Lavoro & Precari

Imprese femminili in Italia, tra “gender pay gap” e potenziale inespresso: meno di un terzo delle partite Iva è donna

L'associazione Progetto Donne e Futuro, all'interno del suo "Osservatorio mamme che lavorano", offre un quadro delle imprese femminili che in Italia sono "oltre un milione e 340mila e rappresentano il 22% del totale delle imprese nel registro delle Camere di commercio"

L’imprenditoria femminile in Italia deve essere incentivata e aiutata e ha un “potenziale” che ad oggi resta inespresso.
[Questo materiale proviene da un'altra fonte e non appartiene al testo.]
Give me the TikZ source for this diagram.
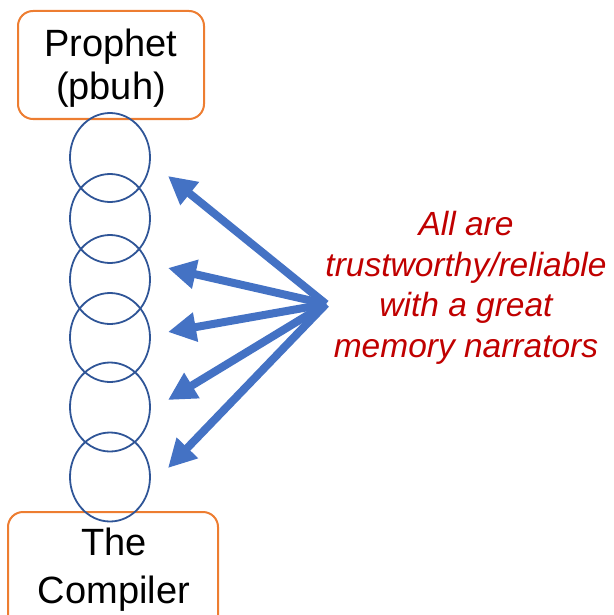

Inoltre, solo una partita Iva su 10 può essere riferita a un’azienda “che in senso stretto può essere definita femminile”. L’associazione Progetto Donne e Futuro, all’interno del suo “Osservatorio mamme che lavorano”, offre un quadro delle imprese femminili – cioè dove la partecipazione di genere risulta complessivamente superiore al 50% o con un titolare donna per le ditte individuali -, che in Italia sono “oltre un milione e 340mila e rappresentano il 22% del totale delle imprese nel registro delle Camere di commercio“. Ma sono ancora “troppo poche rispetto anche alle agevolazioni e agli incentivi disponibili”, in un mondo del lavoro che già penalizza le mamme, rendendo impossibile conciliare lavoro e cura dei figli. Ed è importante ricordare che “gran parte di queste imprese sono partite Iva di donne solo parzialmente autonome nel rapporto di lavoro”.

In Italia meno del 2% di donne, contro il 4% degli uomini, sta avviando un’impresa, quando la media dei Paesi Ocse è di 5,3% per le donne e 7,9% per gli uomini. Nel nostro Paese poi ci sono “diversi meccanismi di incentivazione”, ma “manca la catena di trasmissione tra i fondi e l’energia imprenditoriale di moltissime donne”. Inoltre solo “il 27% del totale di tutte le partite Iva registrate e attive è attribuito a persone fisiche di sesso femminile a fronte del 45% della stessa tipologia riferita ai titolari uomini mentre il restante 28% è formato da persone giuridiche. Il 96,5% sono micro-imprese (94,5% quelle maschili) e il 62,3% sono ditte individuali (il 48,7% quelle maschili)”. Numeri che segnalano un evidente “gender gap” nel mondo aziendale italiano, confermato anche dalla ricerca Istat del 2017 sui lavoratori indipendenti, che ha rilevato “che all’interno dell’aggregato composto dalle partite Iva individuali la componente più autonoma (datori di lavoro + autonomi puri) è composta al 75% da uomini e solo dal 25% da donne mentre le donne compongono il 50% del totale dei lavoratori indipendenti solo parzialmente autonomi”.

Inoltre, come evidenziato da una ricerca svolta da Acta, “esiste un gender pay gap anche per le partite Iva” visto che “il 34,8% delle donne guadagna meno di 10mila euro a fronte del 15,6% degli uomini e il 10,3% degli uomini guadagna più di 60mila euro a fronte del 2,7% delle donne”. Importante anche il confronto con l’estero: “In Italia, nel 2018 solo il 12% delle start-up era prevalentemente femminile (9% in Francia, 11% in Germania, 30% nel Regno Unito, secondo i dati Ocse).

Le donne, quindi, “restano sottorappresentate nel mondo imprenditoriale. Operano tipicamente in realtà più piccole e meno dinamiche di quelle in cui troviamo gli uomini, in settori con minore intensità di capitale, hanno ambizioni di crescita minori e incontrano più ostacoli“.